The answer is simple: We hope.
Not in a Pollyanna-ish naive way, but with the utmost confidence that we are not alone. Job, for all his complaining about searching for God, somehow knows that he is not alone. Job appeals to an unknown figure who nevertheless knows him. “As for me, I know that my Redeemer lives and that at the last he will stand upon the earth. After my awaking, he will raise me up; and in my body I shall see God. I myself shall see, and my eyes behold him who is my friend and not a stranger.”
Job spoke of an unknown redeemer, a figure without focus—yet the author of Hebrews sees this figure clearly in Jesus. “For we do not have a high priest who is unable to sympathize with our weaknesses, but we have one who in every respect has been tested as we are, yet without sin.”

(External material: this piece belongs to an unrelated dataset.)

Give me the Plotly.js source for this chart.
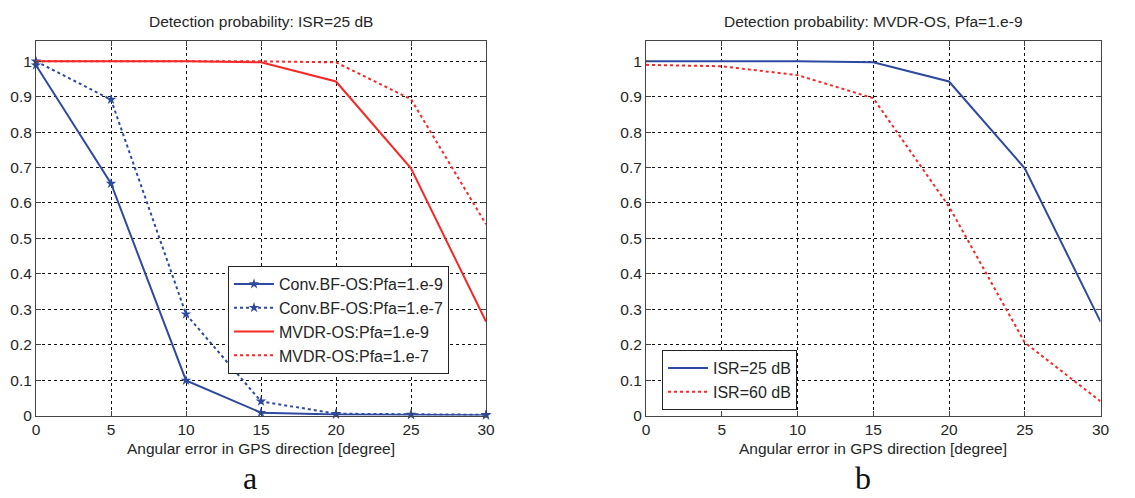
<!DOCTYPE html>
<html>
<head>
<meta charset="utf-8">
<script src="https://cdn.plot.ly/plotly-3.0.1.min.js"></script>
<style>html,body{margin:0;padding:0;background:#fff;}#chart{width:1135px;height:498px;}</style>
</head>
<body>
<div id="chart"></div>
<script>
// Angular error in GPS direction [degree]
var angles = [0, 5, 10, 15, 20, 25, 30];

// Panel a: Detection probability, ISR=25 dB
var convBF_pfa9 = [0.989, 0.655, 0.099, 0.008, 0.003, 0.002, 0.001];
var convBF_pfa7 = [1.0, 0.892, 0.286, 0.040, 0.005, 0.003, 0.002];
var mvdr_pfa9 = [1.0, 1.0, 1.0, 0.997, 0.943, 0.698, 0.265];
var mvdr_pfa7 = [1.0, 1.0, 1.0, 1.0, 0.997, 0.893, 0.540];

// Panel b: Detection probability, MVDR-OS, Pfa=1.e-9
var isr25 = [1.0, 1.0, 1.0, 0.997, 0.943, 0.698, 0.265];
var isr60 = [0.990, 0.986, 0.961, 0.896, 0.590, 0.206, 0.040];

var xTicks = [0, 5, 10, 15, 20, 25, 30];
var yTicks = [0, 0.1, 0.2, 0.3, 0.4, 0.5, 0.6, 0.7, 0.8, 0.9, 1];
var yTickText = ['0', '0.1', '0.2', '0.3', '0.4', '0.5', '0.6', '0.7', '0.8', '0.9', '1'];

var blue = 'rgb(46,74,160)';
var red = 'rgb(246,40,40)';

var traces = [
  {x: angles, y: convBF_pfa9, name: 'Conv.BF-OS:Pfa=1.e-9', xaxis: 'x', yaxis: 'y', legend: 'legend',
   mode: 'lines+markers', line: {color: blue, width: 2}, marker: {symbol: 'star', size: 8, color: blue}, cliponaxis: false},
  {x: angles, y: convBF_pfa7, name: 'Conv.BF-OS:Pfa=1.e-7', xaxis: 'x', yaxis: 'y', legend: 'legend',
   mode: 'lines+markers', line: {color: blue, width: 2, dash: 'dot'}, marker: {symbol: 'star', size: 8, color: blue}, cliponaxis: false},
  {x: angles, y: mvdr_pfa9, name: 'MVDR-OS:Pfa=1.e-9', xaxis: 'x', yaxis: 'y', legend: 'legend',
   mode: 'lines', line: {color: red, width: 2}},
  {x: angles, y: mvdr_pfa7, name: 'MVDR-OS:Pfa=1.e-7', xaxis: 'x', yaxis: 'y', legend: 'legend',
   mode: 'lines', line: {color: red, width: 2, dash: 'dot'}},
  {x: angles, y: isr25, name: 'ISR=25 dB', xaxis: 'x2', yaxis: 'y2', legend: 'legend2',
   mode: 'lines', line: {color: blue, width: 2}},
  {x: angles, y: isr60, name: 'ISR=60 dB', xaxis: 'x2', yaxis: 'y2', legend: 'legend2',
   mode: 'lines', line: {color: red, width: 2, dash: 'dot'}}
];

var sans = 'Liberation Sans, Arial, sans-serif';
var tickFont = {family: sans, size: 15.5, color: '#262626'};
var titleFont = {family: sans, size: 15.5, color: '#262626'};
var legendFont = {family: sans, size: 16, color: '#262626'};

function xAxis(domain, anchor) {
  return {domain: domain, anchor: anchor, range: [0, 30], tickvals: xTicks, ticktext: xTicks.map(String),
    showgrid: true, gridcolor: '#111', gridwidth: 1, griddash: 'dot', zeroline: false,
    showline: true, linecolor: '#444', linewidth: 1, mirror: 'ticks', ticks: 'inside', ticklen: 5, tickcolor: '#444',
    tickfont: tickFont, fixedrange: true, automargin: false};
}
function yAxis(domain, anchor) {
  return {domain: domain, anchor: anchor, range: [0, 1.0565], tickvals: yTicks, ticktext: yTickText,
    showgrid: true, gridcolor: '#111', gridwidth: 1, griddash: 'dot', zeroline: false,
    showline: true, linecolor: '#444', linewidth: 1, mirror: 'ticks', ticks: 'inside', ticklen: 5, tickcolor: '#444',
    tickfont: tickFont, fixedrange: true, automargin: false};
}

var W = 1135, H = 498;
var yDom = [1 - 415.5 / H, 1 - 41.3 / H];

var layout = {
  width: W, height: H,
  margin: {l: 0, r: 0, t: 0, b: 0},
  paper_bgcolor: '#fff', plot_bgcolor: '#fff',
  showlegend: true,
  xaxis: xAxis([36 / W, 486 / W], 'y'),
  yaxis: yAxis(yDom, 'x'),
  xaxis2: xAxis([646 / W, 1100.5 / W], 'y2'),
  yaxis2: yAxis(yDom, 'x2'),
  legend: {x: 228 / W, y: 1 - 266 / H, xanchor: 'left', yanchor: 'top', bgcolor: '#fff',
    bordercolor: '#222', borderwidth: 1, font: legendFont, tracegroupgap: 0, itemwidth: 40},
  legend2: {x: 662 / W, y: 1 - 350 / H, xanchor: 'left', yanchor: 'top', bgcolor: '#fff',
    bordercolor: '#222', borderwidth: 1, font: legendFont, tracegroupgap: 0, itemwidth: 40},
  annotations: [
    {text: 'Detection probability: ISR=25 dB', xref: 'paper', yref: 'paper', x: 261 / W, y: 1 - 22 / H,
     xanchor: 'center', yanchor: 'middle', showarrow: false, font: titleFont},
    {text: 'Detection probability: MVDR-OS, Pfa=1.e-9', xref: 'paper', yref: 'paper', x: 873 / W, y: 1 - 22 / H,
     xanchor: 'center', yanchor: 'middle', showarrow: false, font: titleFont},
    {text: 'Angular error in GPS direction [degree]', xref: 'paper', yref: 'paper', x: 261 / W, y: 1 - 448 / H,
     xanchor: 'center', yanchor: 'middle', showarrow: false, font: titleFont},
    {text: 'Angular error in GPS direction [degree]', xref: 'paper', yref: 'paper', x: 873 / W, y: 1 - 448 / H,
     xanchor: 'center', yanchor: 'middle', showarrow: false, font: titleFont},
    {text: 'a', xref: 'paper', yref: 'paper', x: 250 / W, y: 0,
     xanchor: 'center', yanchor: 'bottom', showarrow: false,
     font: {family: 'Liberation Serif, Times New Roman, serif', size: 32, color: '#111'}},
    {text: 'b', xref: 'paper', yref: 'paper', x: 863 / W, y: 0,
     xanchor: 'center', yanchor: 'bottom', showarrow: false,
     font: {family: 'Liberation Serif, Times New Roman, serif', size: 32, color: '#111'}}
  ]
};

Plotly.newPlot('chart', traces, layout, {displayModeBar: false, staticPlot: true});
</script>
</body>
</html>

The last two stories that helps us understand God’s apparent silence is the cross. Jesus, the son of God also felt this abandonment. “My God, my God, why have you forsaken me?and are so far from my cry and from the words of my distress?” The author of Hebrews is correct…we have the shared experience of the profound disappointment and confusion of God’s silence. Christ surely can sympathize with us in these moments of isolation.
Ring Story.
We hope—we trust in the sure and certain knowledge that we are not alone. We may not hear God’s voice, or feel God’s presence, but we still know God is there. Working all things for good. Working in ways that we can not understand or even perceive, but we know God is.